Zone C has shut down its open-entry system into the lobster fishery.
The state’s lobster fishery is divided into seven management zones, arrayed in a line along the coast from the Canadian border to the New Hampshire border. Zone C is the third one heading from east to west, and comprises waters off the Blue Hill peninsula and much of Penobscot Bay.
Hilton Turner, chairman of the Zone C Lobster Council, said a survey of the zone’s membership earlier this summer showed 73 percent of respondents favored closing the zone’s open-access system.
Maine had an open-access lobster fishery until 1997, when the state adopted a limited-entry system to mitigate fishing pressure. The system empowers each zone to decide how many licenses or trap tags must be retired before a new fisherman is allowed in.
All of the zones except Zone C decided to utilize the new system, with some setting a lenient 1:1 ratio and others going as high as 5:1. In the spirit of maintaining fishing as a family heritage, student license-holders are still allowed in without having to wait for others to retire. Also, apprentices age 70 and over can purchase their commercial license without going on a waiting list.

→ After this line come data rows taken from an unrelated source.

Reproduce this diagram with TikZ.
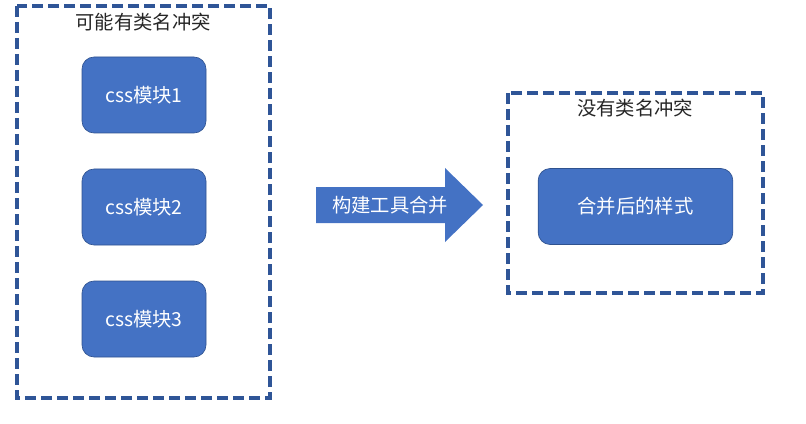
\documentclass[tikz,border=0pt]{standalone}
\usepackage{fontspec}
\setmainfont{Noto Sans CJK SC}
\usetikzlibrary{positioning}
\definecolor{boxblue}{HTML}{4472C4}
\definecolor{edgeblue}{HTML}{2F528F}
\definecolor{dashblue}{HTML}{2F5597}

\begin{document}
\begin{tikzpicture}[x=0.75pt, y=-0.75pt, font=\fontsize{14.5pt}{16pt}\selectfont,
    module/.style={draw=edgeblue, line width=0.5pt, fill=boxblue, text=white,
        rounded corners=9pt, minimum width=93pt, minimum height=57pt},
    group/.style={draw=dashblue, line width=2.6pt, dash pattern=on 8pt off 4pt},
    title/.style={text=black!85}]
    \useasboundingbox (0,0) rectangle (806,424);
    % left group
    \draw[group] (17,6) rectangle (270,398);
    \node[title] (conflict) at (143,22) {可能有类名冲突};
    \node[module] (m1) at (144,95)  {css模块1};
    \node[module] (m2) at (144,207) {css模块2};
    \node[module] (m3) at (144,319) {css模块3};
    % build arrow
    \fill[boxblue] (316,187) -- (445,187) -- (445,168) -- (483,205)
        -- (445,242) -- (445,223) -- (316,223) -- cycle;
    \node[text=white] (build) at (390,205) {构建工具合并};
    % right group
    \draw[group] (508,93) rectangle (763,293);
    \node[title] (noconflict) at (635,108) {没有类名冲突};
    \node[module, minimum width=146pt, minimum height=57pt] (merged) at (635.5,206.5) {合并后的样式};
\end{tikzpicture}
\end{document}
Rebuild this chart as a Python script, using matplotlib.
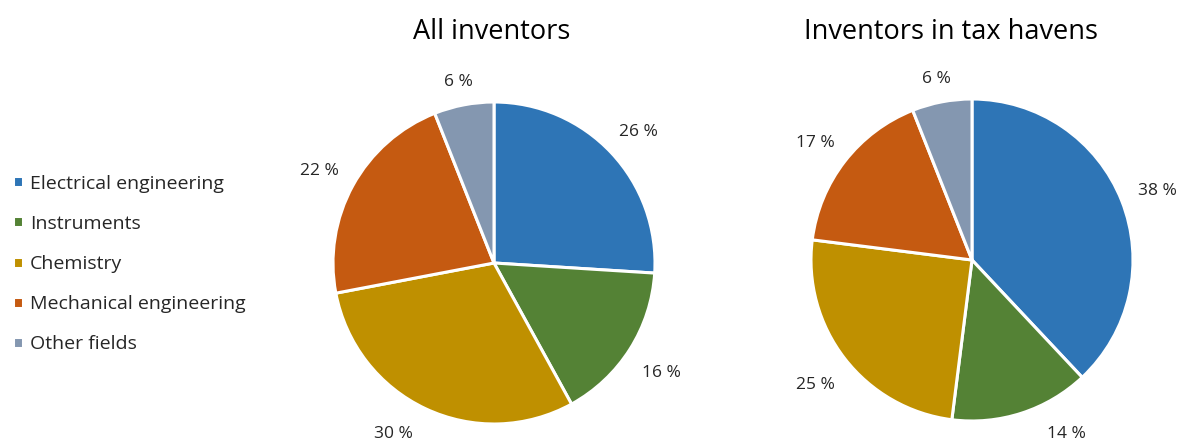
import numpy as np
import matplotlib
matplotlib.use("Agg")
import matplotlib.pyplot as plt

plt.rcParams['font.family'] = ['Open Sans', 'DejaVu Sans']

categories = ["Electrical engineering", "Instruments", "Chemistry",
              "Mechanical engineering", "Other fields"]
colors = ["#2E75B6", "#548235", "#BF9000", "#C55A11", "#8497B0"]

all_inventors = [26, 16, 30, 22, 6]
tax_havens = [38, 14, 25, 17, 6]

titles = ["All inventors", "Inventors in tax havens"]
title_x = [492, 951]

W, H = 1179, 443
fig = plt.figure(figsize=(W / 100, H / 100), dpi=100)
renderer = fig.canvas.get_renderer()

# pie centres and radius in pixels
centres = [(494, 263), (972, 260)]
radius = 161
box = 180  # half-size of each axes in pixels
gap = 0.105  # label box edge sits this far (in radii) outside the pie
margin = 1   # keep labels this many pixels above the bottom edge
drop = 4 / radius  # digits sit above the box centre, nudge them down
step = np.deg2rad(0.5)

wedges_first = None
for (cx, cy), vals, title, tx in zip(centres, [all_inventors, tax_havens], titles, title_x):
    ax = fig.add_axes([(cx - box) / W, (H - cy - box) / H, 2 * box / W, 2 * box / H])
    lim = box / radius
    wedges, _ = ax.pie(vals, colors=colors, startangle=90, counterclock=False,
                       wedgeprops=dict(edgecolor="white", linewidth=2.2))
    ax.set_xlim(-lim, lim)
    ax.set_ylim(-lim, lim)
    ax.set_aspect("equal")
    ax.axis("off")

    # value labels outside the pie, box edge at a fixed distance from the rim
    floor = -(H - cy - margin) / radius
    for w, v in zip(wedges, vals):
        t = ax.text(0, 0, f"{v} %", ha="center", va="center",
                    fontsize=12.5, color="#262626")
        bb = t.get_window_extent(renderer)
        hw, hh = bb.width / 2 / radius, bb.height / 2 / radius
        ang = np.deg2rad((w.theta1 + w.theta2) / 2)
        for _ in range(40):
            c, s = np.cos(ang), np.sin(ang)
            d = 1 + gap + abs(c) * hw + abs(s) * hh
            x, y = d * c, d * s - drop
            if y - hh >= floor:
                break
            # slide along the rim towards the horizontal until it fits
            ang += step if c > 0 else -step
        t.set_position((x, y))

    fig.text(tx / W, 1 - 32 / H, title,
             ha="center", va="center", fontsize=19.5, color="#000000")
    if wedges_first is None:
        wedges_first = wedges

fig.legend(wedges_first, categories, loc="center left",
           bbox_to_anchor=(13 / W, 1 - 264 / H), frameon=False,
           borderpad=0, borderaxespad=0,
           fontsize=14, handlelength=0.5, handleheight=0.5, handletextpad=0.38,
           labelspacing=1.14, labelcolor="#262626")

fig.savefig("out.png", dpi=100, facecolor="white")
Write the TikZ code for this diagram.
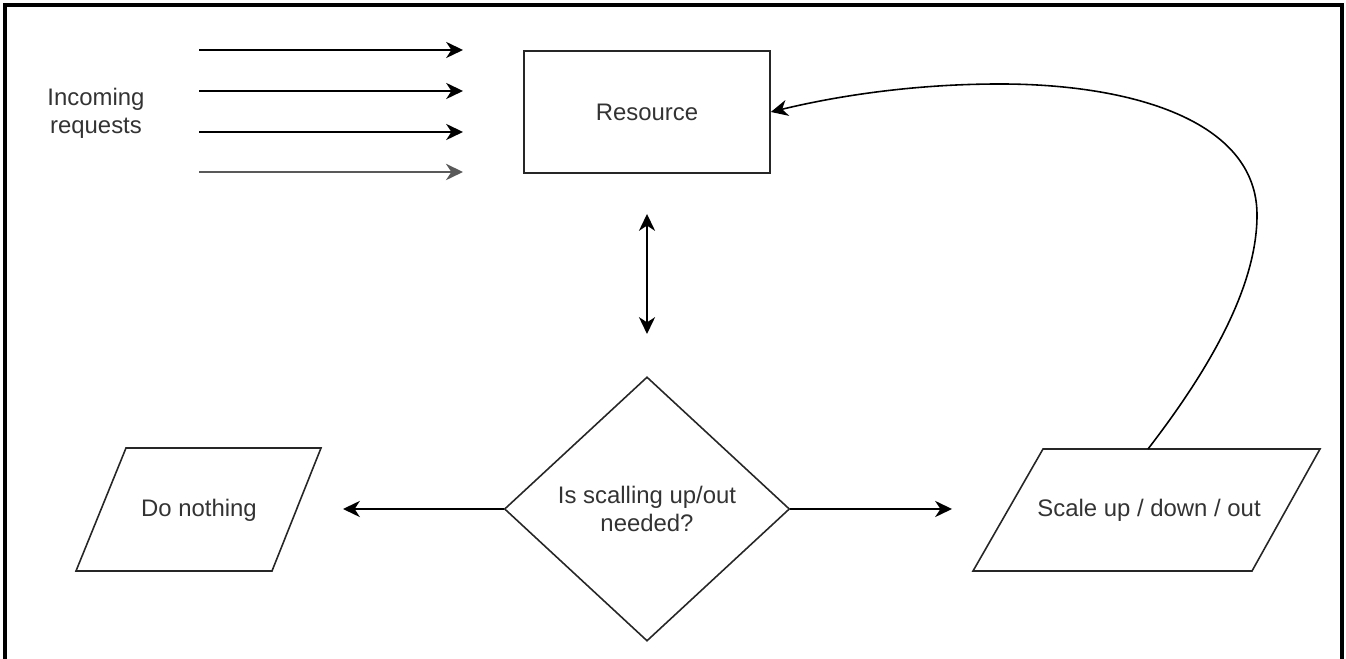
\documentclass[tikz,border=0pt]{standalone}
\usepackage{fontspec}
\setmainfont{Liberation Sans}
\usetikzlibrary{arrows.meta,shapes.geometric}
\begin{document}
\begin{tikzpicture}[x=0.01cm,y=-0.01cm,
  font=\fontsize{6.8}{7.9}\selectfont,
  txt/.style={text=black!80, align=center, inner sep=0pt},
  shapeline/.style={draw=black!85, line width=0.45pt},
  tip/.tip={Stealth[length=4.8pt,width=4.6pt,inset=1.5pt]},
  conn/.style={draw=black, line width=0.5pt, -tip},
  dconn/.style={draw=black, line width=0.5pt, tip-tip},
  frame/.style={draw=black, line width=0.9pt}
]
\useasboundingbox (0,0) rectangle (1346,659);
\draw[frame] (5,659) -- (5,5) -- (1342,5) -- (1342,659);

% incoming requests
\node[txt] (inc) at (96,113) {Incoming\\requests};
\coordinate (a1s) at (199,50);  \coordinate (a1e) at (463,50);
\coordinate (a2s) at (199,91);  \coordinate (a2e) at (463,91);
\coordinate (a3s) at (199,132); \coordinate (a3e) at (463,132);
\coordinate (a4s) at (199,172); \coordinate (a4e) at (463,172);
\draw[conn] (a1s) -- (a1e);
\draw[conn] (a2s) -- (a2e);
\draw[conn] (a3s) -- (a3e);
\draw[conn, draw=black!65, line width=0.8pt] (a4s) -- (a4e);

% resource
\node[shapeline, txt, minimum width=2.46cm, minimum height=1.22cm] (res) at (647,112) {Resource};

% double arrow
\coordinate (dtop) at (647,214);
\coordinate (dbot) at (647,334);
\draw[dconn] (dtop) -- (dbot);

% decision
\node[diamond, shapeline, txt, minimum width=2.85cm, minimum height=2.64cm] (decide) at (647,509) {Is scalling up/out\\needed?};

% do nothing parallelogram
\draw[shapeline] (126,448) -- (321,448) -- (272,571) -- (76,571) -- cycle;
\node[txt] (nothing) at (199,510) {Do nothing};

% scale parallelogram
\draw[shapeline] (1043,449) -- (1320,449) -- (1252,571) -- (973,571) -- cycle;
\node[txt] (scale) at (1149,510) {Scale up / down / out};
\coordinate (scaletop) at (1148,449);

% side arrows
\coordinate (dnE) at (343,509);
\coordinate (scW) at (952,509);
\draw[conn] (decide.west) -- (dnE);
\draw[conn] (decide.east) -- (scW);

% feedback curve
\draw[conn, line width=0.45pt] (scaletop) .. controls (1205,375) and (1257,290) .. (1257,215)
  .. controls (1257,120) and (1130,84) .. (1000,84)
  .. controls (900,84) and (820,100) .. (res.east);
\end{tikzpicture}
\end{document}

For other would-be license-holders, however, the system had the unintended consequence of a near lock-out; many languish on waiting lists—taking other jobs in the meantime, or perhaps serving as sternmen—for years and even decades.
That last scenario is not the intention in Zone C, where the ratio has been set at 1:1.
Turner said it’s not clear why Zone C was left as open-access in the first place. He said he’s been on the zone’s council for 10 years, and has tried on more than one occasion to close it. Those efforts failed for various reasons.
But the discussion has been on the table again for the past year or so. After June’s survey, the council had a vote that came in 6-1 to establish a ratio of 1:1, based on retired licenses.
There are 900-plus fishermen in Zone C now. Stonington is Maine’s top lobster fishing port. Zone C fishermen landed 31.5 million pounds of lobster in 2015, according to the Department of Marine Resources (DMR).
The zone was automatically closed when the survey was sent out. For official implementation, it now goes through DMR Commissioner Patrick Keliher and then to the DMR Advisory Council for approval.